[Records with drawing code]
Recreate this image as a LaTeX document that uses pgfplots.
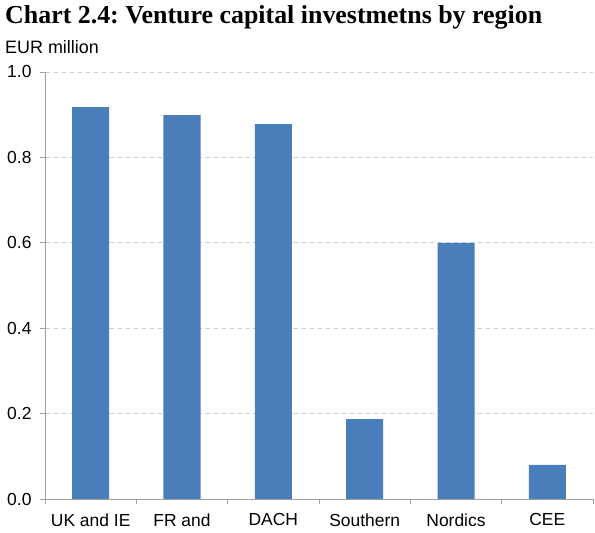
\documentclass[border=0pt]{standalone}
\usepackage{fontspec}
\setmainfont{Liberation Serif}
\newfontfamily\arial{Liberation Sans}
\usepackage{pgfplots}
\pgfplotsset{compat=1.18}
\definecolor{barblue}{HTML}{4A7EBB}
\definecolor{gridgray}{HTML}{D0D0D0}
\definecolor{axisgray}{HTML}{A0A0A0}
\frenchspacing
\begin{document}
\begin{tikzpicture}
\useasboundingbox (0,0) rectangle (595bp,533bp);
\node[anchor=west,font=\fontsize{26}{28}\selectfont\bfseries,inner sep=0pt] at (5bp,516bp) {Chart 2.4: Venture capital investmetns by region};
\node[anchor=west,font=\arial\fontsize{18}{20}\selectfont,inner sep=0pt] at (5bp,486bp) {EUR million};
\begin{axis}[
  at={(45bp,34bp)}, anchor=south west,
  width=548bp, height=427bp, scale only axis,
  xmin=-0.5, xmax=5.5, ymin=0, ymax=1.0,
  axis x line*=bottom, axis y line*=left,
  axis line style={axisgray, line width=0.8pt, -},
  ytick={0,0.2,0.4,0.6,0.8,1.0},
  /pgf/number format/fixed, /pgf/number format/fixed zerofill, /pgf/number format/precision=1,
  /pgf/number format/assume math mode=true,
  ticklabel style={font=\arial\fontsize{17.5}{20}\selectfont, text=black},
  xtick={0,1,2,3,4,5},
  xticklabels={UK and IE, FR and, DACH, Southern, Nordics, CEE},
  minor xtick={-0.5,0.5,1.5,2.5,3.5,4.5,5.5},
  major x tick style={draw=none},
  minor x tick style={axisgray, line width=0.8pt},
  y tick style={axisgray, line width=0.8pt},
  tick align=outside,
  major tick length=5bp, minor tick length=5bp,
  ymajorgrids,
  grid style={gridgray, dashed, dash pattern=on 5bp off 3bp, line width=0.8pt},
  xticklabel style={yshift=-6bp},
  yticklabel style={xshift=-5bp},
  ybar, bar width=37bp,
  clip=false,
]
\addplot[fill=barblue, draw=none] coordinates {(0,0.918) (1,0.899) (2,0.878) (3,0.187) (4,0.60) (5,0.08)};
\end{axis}
\end{tikzpicture}
\end{document}
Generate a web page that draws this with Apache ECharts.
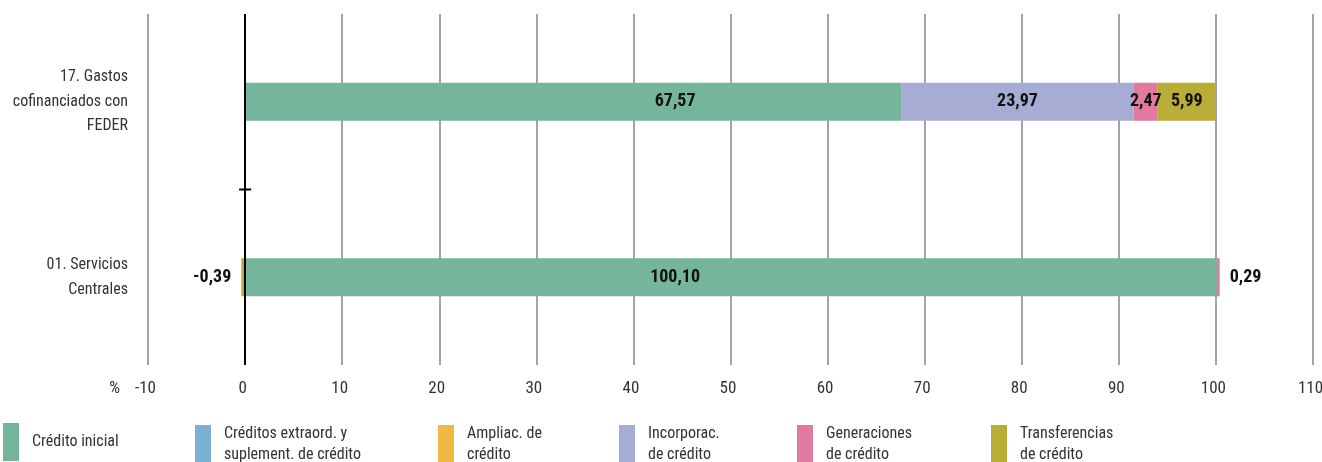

### [Aim of the task]
Print all of the entries word for word. Omit the pictures they contain.

### [Complete response]
Recreate this image as a LaTeX document that uses pgfplots.
\documentclass[border=0pt]{standalone}
\usepackage{fontspec}
\setmainfont{Liberation Serif}
\newfontfamily\arial{Liberation Sans}
\usepackage{pgfplots}
\pgfplotsset{compat=1.18}
\definecolor{barblue}{HTML}{4A7EBB}
\definecolor{gridgray}{HTML}{D0D0D0}
\definecolor{axisgray}{HTML}{A0A0A0}
\frenchspacing
\begin{document}
\begin{tikzpicture}
\useasboundingbox (0,0) rectangle (595bp,533bp);
\node[anchor=west,font=\fontsize{26}{28}\selectfont\bfseries,inner sep=0pt] at (5bp,516bp) {Chart 2.4: Venture capital investmetns by region};
\node[anchor=west,font=\arial\fontsize{18}{20}\selectfont,inner sep=0pt] at (5bp,486bp) {EUR million};
\begin{axis}[
  at={(45bp,34bp)}, anchor=south west,
  width=548bp, height=427bp, scale only axis,
  xmin=-0.5, xmax=5.5, ymin=0, ymax=1.0,
  axis x line*=bottom, axis y line*=left,
  axis line style={axisgray, line width=0.8pt, -},
  ytick={0,0.2,0.4,0.6,0.8,1.0},
  /pgf/number format/fixed, /pgf/number format/fixed zerofill, /pgf/number format/precision=1,
  /pgf/number format/assume math mode=true,
  ticklabel style={font=\arial\fontsize{17.5}{20}\selectfont, text=black},
  xtick={0,1,2,3,4,5},
  xticklabels={UK and IE, FR and, DACH, Southern, Nordics, CEE},
  minor xtick={-0.5,0.5,1.5,2.5,3.5,4.5,5.5},
  major x tick style={draw=none},
  minor x tick style={axisgray, line width=0.8pt},
  y tick style={axisgray, line width=0.8pt},
  tick align=outside,
  major tick length=5bp, minor tick length=5bp,
  ymajorgrids,
  grid style={gridgray, dashed, dash pattern=on 5bp off 3bp, line width=0.8pt},
  xticklabel style={yshift=-6bp},
  yticklabel style={xshift=-5bp},
  ybar, bar width=37bp,
  clip=false,
]
\addplot[fill=barblue, draw=none] coordinates {(0,0.918) (1,0.899) (2,0.878) (3,0.187) (4,0.60) (5,0.08)};
\end{axis}
\end{tikzpicture}
\end{document}
Generate a web page that draws this with Apache ECharts.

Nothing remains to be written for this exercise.